(Exercise brief) Everything in the data should be repeated exactly, save for the images.

+++++

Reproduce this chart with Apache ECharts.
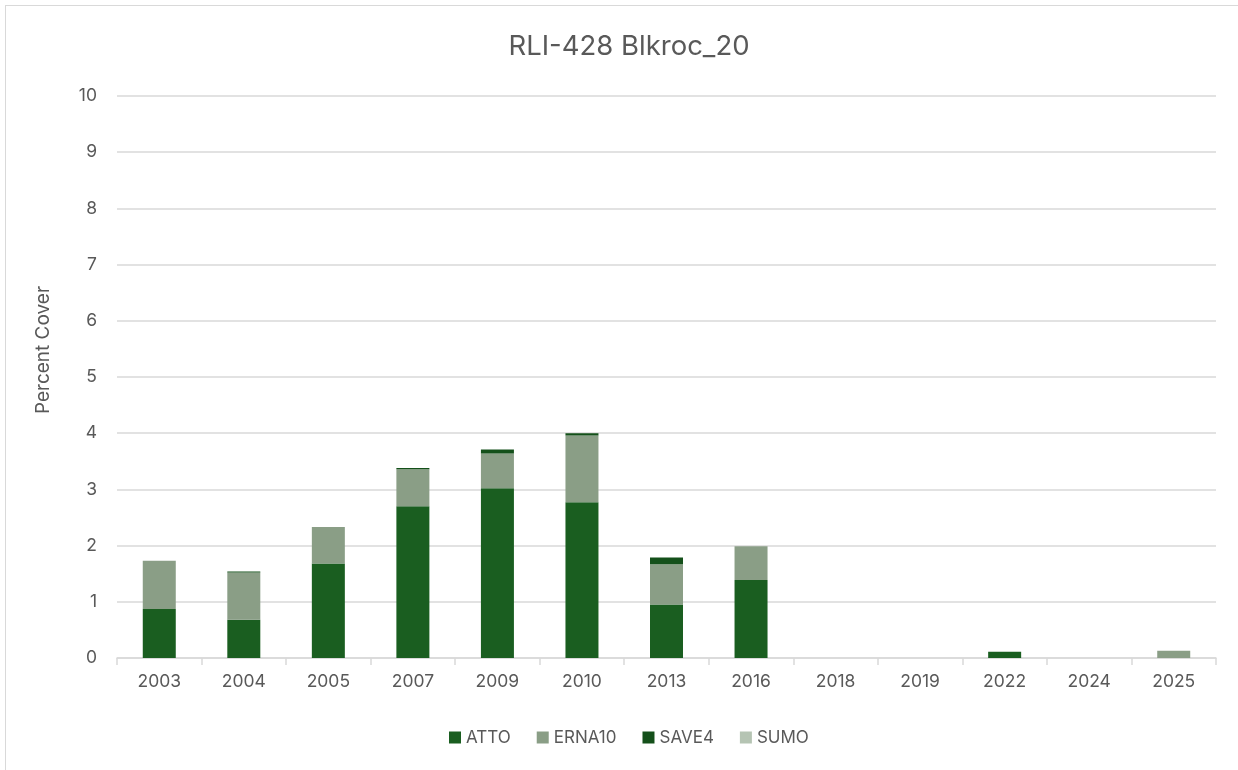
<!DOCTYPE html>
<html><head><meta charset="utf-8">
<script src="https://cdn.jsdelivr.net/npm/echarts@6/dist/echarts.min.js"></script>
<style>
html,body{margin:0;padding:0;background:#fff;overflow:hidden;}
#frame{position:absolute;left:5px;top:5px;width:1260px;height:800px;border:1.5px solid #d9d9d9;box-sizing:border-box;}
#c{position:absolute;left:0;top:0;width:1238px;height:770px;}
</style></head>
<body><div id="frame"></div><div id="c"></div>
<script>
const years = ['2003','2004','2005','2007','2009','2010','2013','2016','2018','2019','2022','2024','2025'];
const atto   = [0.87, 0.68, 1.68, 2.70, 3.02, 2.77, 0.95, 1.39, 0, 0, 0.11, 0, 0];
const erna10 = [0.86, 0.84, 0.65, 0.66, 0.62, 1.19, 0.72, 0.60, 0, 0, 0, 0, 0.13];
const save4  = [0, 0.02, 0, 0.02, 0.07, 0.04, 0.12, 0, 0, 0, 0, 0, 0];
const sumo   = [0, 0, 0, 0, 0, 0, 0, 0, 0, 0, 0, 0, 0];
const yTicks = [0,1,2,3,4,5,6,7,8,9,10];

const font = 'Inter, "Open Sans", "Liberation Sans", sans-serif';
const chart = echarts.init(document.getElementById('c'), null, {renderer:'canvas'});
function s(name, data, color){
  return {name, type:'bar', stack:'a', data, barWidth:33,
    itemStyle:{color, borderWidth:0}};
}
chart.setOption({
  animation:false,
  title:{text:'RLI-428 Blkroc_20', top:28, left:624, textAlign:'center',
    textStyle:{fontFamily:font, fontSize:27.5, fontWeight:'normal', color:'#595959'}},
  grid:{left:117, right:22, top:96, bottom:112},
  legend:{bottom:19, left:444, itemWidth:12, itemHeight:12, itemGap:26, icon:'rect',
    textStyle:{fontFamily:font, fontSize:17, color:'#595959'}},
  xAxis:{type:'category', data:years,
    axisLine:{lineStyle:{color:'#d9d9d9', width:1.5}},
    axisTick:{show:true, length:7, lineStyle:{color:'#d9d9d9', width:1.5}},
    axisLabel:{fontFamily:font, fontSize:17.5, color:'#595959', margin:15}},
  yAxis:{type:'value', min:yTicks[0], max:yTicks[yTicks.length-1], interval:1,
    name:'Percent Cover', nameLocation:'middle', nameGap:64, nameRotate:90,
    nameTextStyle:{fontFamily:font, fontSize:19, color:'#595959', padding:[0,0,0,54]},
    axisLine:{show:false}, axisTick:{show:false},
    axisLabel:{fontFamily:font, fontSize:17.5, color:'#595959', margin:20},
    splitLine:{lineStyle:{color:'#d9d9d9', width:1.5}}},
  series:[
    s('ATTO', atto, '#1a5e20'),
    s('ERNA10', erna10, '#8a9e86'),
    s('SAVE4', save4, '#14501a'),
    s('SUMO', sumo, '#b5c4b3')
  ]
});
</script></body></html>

+++++

(Task answer)
Reproduce this chart with Apache ECharts.
<!DOCTYPE html>
<html><head><meta charset="utf-8">
<script src="https://cdn.jsdelivr.net/npm/echarts@6/dist/echarts.min.js"></script>
<style>
html,body{margin:0;padding:0;background:#fff;overflow:hidden;}
#frame{position:absolute;left:5px;top:5px;width:1260px;height:800px;border:1.5px solid #d9d9d9;box-sizing:border-box;}
#c{position:absolute;left:0;top:0;width:1238px;height:770px;}
</style></head>
<body><div id="frame"></div><div id="c"></div>
<script>
const years = ['2003','2004','2005','2007','2009','2010','2013','2016','2018','2019','2022','2024','2025'];
const atto   = [0.87, 0.68, 1.68, 2.70, 3.02, 2.77, 0.95, 1.39, 0, 0, 0.11, 0, 0];
const erna10 = [0.86, 0.84, 0.65, 0.66, 0.62, 1.19, 0.72, 0.60, 0, 0, 0, 0, 0.13];
const save4  = [0, 0.02, 0, 0.02, 0.07, 0.04, 0.12, 0, 0, 0, 0, 0, 0];
const sumo   = [0, 0, 0, 0, 0, 0, 0, 0, 0, 0, 0, 0, 0];
const yTicks = [0,1,2,3,4,5,6,7,8,9,10];

const font = 'Inter, "Open Sans", "Liberation Sans", sans-serif';
const chart = echarts.init(document.getElementById('c'), null, {renderer:'canvas'});
function s(name, data, color){
  return {name, type:'bar', stack:'a', data, barWidth:33,
    itemStyle:{color, borderWidth:0}};
}
chart.setOption({
  animation:false,
  title:{text:'RLI-428 Blkroc_20', top:28, left:624, textAlign:'center',
    textStyle:{fontFamily:font, fontSize:27.5, fontWeight:'normal', color:'#595959'}},
  grid:{left:117, right:22, top:96, bottom:112},
  legend:{bottom:19, left:444, itemWidth:12, itemHeight:12, itemGap:26, icon:'rect',
    textStyle:{fontFamily:font, fontSize:17, color:'#595959'}},
  xAxis:{type:'category', data:years,
    axisLine:{lineStyle:{color:'#d9d9d9', width:1.5}},
    axisTick:{show:true, length:7, lineStyle:{color:'#d9d9d9', width:1.5}},
    axisLabel:{fontFamily:font, fontSize:17.5, color:'#595959', margin:15}},
  yAxis:{type:'value', min:yTicks[0], max:yTicks[yTicks.length-1], interval:1,
    name:'Percent Cover', nameLocation:'middle', nameGap:64, nameRotate:90,
    nameTextStyle:{fontFamily:font, fontSize:19, color:'#595959', padding:[0,0,0,54]},
    axisLine:{show:false}, axisTick:{show:false},
    axisLabel:{fontFamily:font, fontSize:17.5, color:'#595959', margin:20},
    splitLine:{lineStyle:{color:'#d9d9d9', width:1.5}}},
  series:[
    s('ATTO', atto, '#1a5e20'),
    s('ERNA10', erna10, '#8a9e86'),
    s('SAVE4', save4, '#14501a'),
    s('SUMO', sumo, '#b5c4b3')
  ]
});
</script></body></html>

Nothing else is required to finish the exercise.